OTD in early British television: 25 January 1937
John Wyver writes: Nearly three months after the official opening of the BBC’s ‘high definition’ Television service from Alexandra Palace, The Midland Daily Telegraph ran a round-up feature about the new medium. Published on Monday 25 January 1937, this anonymous and lengthy column touches on many of the key issues facing the AP operation, at the same time as indicating just how uncertain its future was seen to be.
The paper was based in Coventry, and so naturally the article is much concerned with when the service might be extended to the Midlands. ‘Information to hand,’ the writer notes, ‘suggests it may not be so very far off, perhaps only a year from now.’ In fact, Coventry would not see television until the Sutton Coldfield transmitter was fired up on 17 December 1949.
Director of Television Gerald Cock had given a radio talk four days before, and the article draws extensively on his words:
Ultimately, we hope to provide a service with a balanced mixture of entertainment and general interest, presented as only television can present, and apeing neither the pictures, nor the stage, nor the newspapers. But please do not think by that, that we are going “highbrow”; nothing could be further from the truth.

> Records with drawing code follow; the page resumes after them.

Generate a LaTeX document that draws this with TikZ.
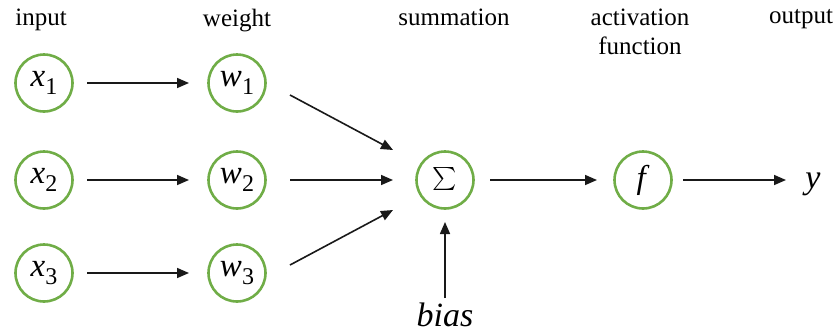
\documentclass[tikz,border=0pt]{standalone}
\usepackage{fontspec}
\setmainfont{Liberation Serif}
\usetikzlibrary{arrows.meta}
\definecolor{nodegreen}{RGB}{112,173,71}
\newcommand{\var}[2]{\textit{#1}\raisebox{-0.25em}{\fontsize{24}{24}\selectfont #2}}
\begin{document}
\begin{tikzpicture}[x=1pt,y=-1pt,
  unit/.style={circle,draw=nodegreen,line width=2.6pt,minimum size=57pt,inner sep=0pt,
    font=\fontsize{33}{33}\selectfont},
  head/.style={font=\fontsize{25}{29}\selectfont,align=center,anchor=north,inner sep=0pt},
  link/.style={-{Triangle[length=12pt,width=10pt]},line width=1.6pt,black!90},
  free/.style={font=\fontsize{34}{34}\selectfont\itshape,anchor=base,inner sep=0pt}]
\useasboundingbox (0,0) rectangle (838,333);

% column headings
\node[head] (hin)  at (41,9)  {input};
\node[head] (hw)   at (237,9) {weight};
\node[head] (hsum) at (454,9) {summation};
\node[head] (hact) at (640,9) {activation\\function};
\node[head] (hout) at (801,9) {output};

% inputs and weights
\node[unit] (x1) at (44,83)  {\var{x}{1}};
\node[unit] (x2) at (44,180) {\var{x}{2}};
\node[unit] (x3) at (44,273) {\var{x}{3}};
\node[unit] (w1) at (237,83)  {\var{w}{1}};
\node[unit] (w2) at (237,180) {\var{w}{2}};
\node[unit] (w3) at (237,273) {\var{w}{3}};

% summation, activation, output
\node[unit] (sum) at (445,180) {\scalebox{2.3}{$\sum$}};
\node[unit] (f)   at (643,180) {\textit{f}};
\node[free] (y)   at (813,188) {y};
\node[free] (bias) at (445,326) {bias};

\draw[link] (87,83)  -- (189,83);
\draw[link] (87,180) -- (189,180);
\draw[link] (87,273) -- (189,273);
\draw[link] (290,95)  -- (393,150);
\draw[link] (290,180) -- (393,180);
\draw[link] (290,265) -- (393,210);
\draw[link] (490,180) -- (597,180);
\draw[link] (683,180) -- (786,180);
\draw[link] (445,298) -- (445,222);
\end{tikzpicture}
\end{document}
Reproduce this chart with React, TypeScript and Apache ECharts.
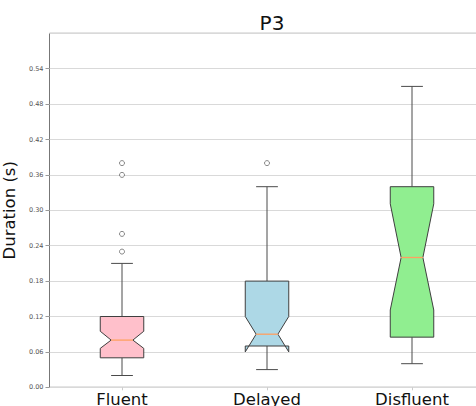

At this point there were probably no more than a few hundred receivers in homes in and around London, and more people were sampling television in public viewing rooms, many of them set up by set manufacturers and retailers. Cock was not at all happy about this:
He stresses the idea of people obtaining a false idea of the service by casually dropping in at a television viewing room and seeing an item or two which might bore or annoy them. It is obvious that programmes designed for viewing rooms – for what may be called casual viewers – should be different from those for home set-owners.
The journalist justified the column inches given over to Cock by writing they were included ‘with the purpose of showing Warwickshire listeners that television really is a force to be reckoned with’, before continuing:
Computations as to its popularity has even deduced the fact that women are keener televiewers than men, and the suggestion that 75 per cent of the matter for television will have women appeal.
But there were other ideas about how television might be mobilised:
I learn that Scotland Yard has given careful consideration to the possibilities of televising pictures of “wanted” men as soon as there are enough listeners to make the transmission worthwhile.
The slippage between ‘televiewers’ and ‘listeners’ is one indication of how unstable ideas about the medium were in these first months. The journalist also felt the need to describe, in rather delightfully poetic terms, what it was like to turn on a television set.
It is, if anything, even simpler to operate than a wireless set. Just as you now switch on to National or Regional, you look up whether the BBC are transmitting on the ‘240-line’ system or the ‘405-line’, and turn a knob accordingly.
In fact, this was the final week of the Baird transmissions on 240 lines; the following Saturday would see the closedown of that system and the commitment to the Maconi-EMI 405-line broadcasts.
After a few seconds a white spot appears in the centre of the screen. It rapidly spreads in size, growing broader and taller in a fascinating way while the set ‘warms up’; then quite suddenly a moving picture is flashed onto the screen at the same moment as the sound comes through.
I should perhaps admit that I am old enough to recall seeing that ‘white spot’ appear on numerous occasions.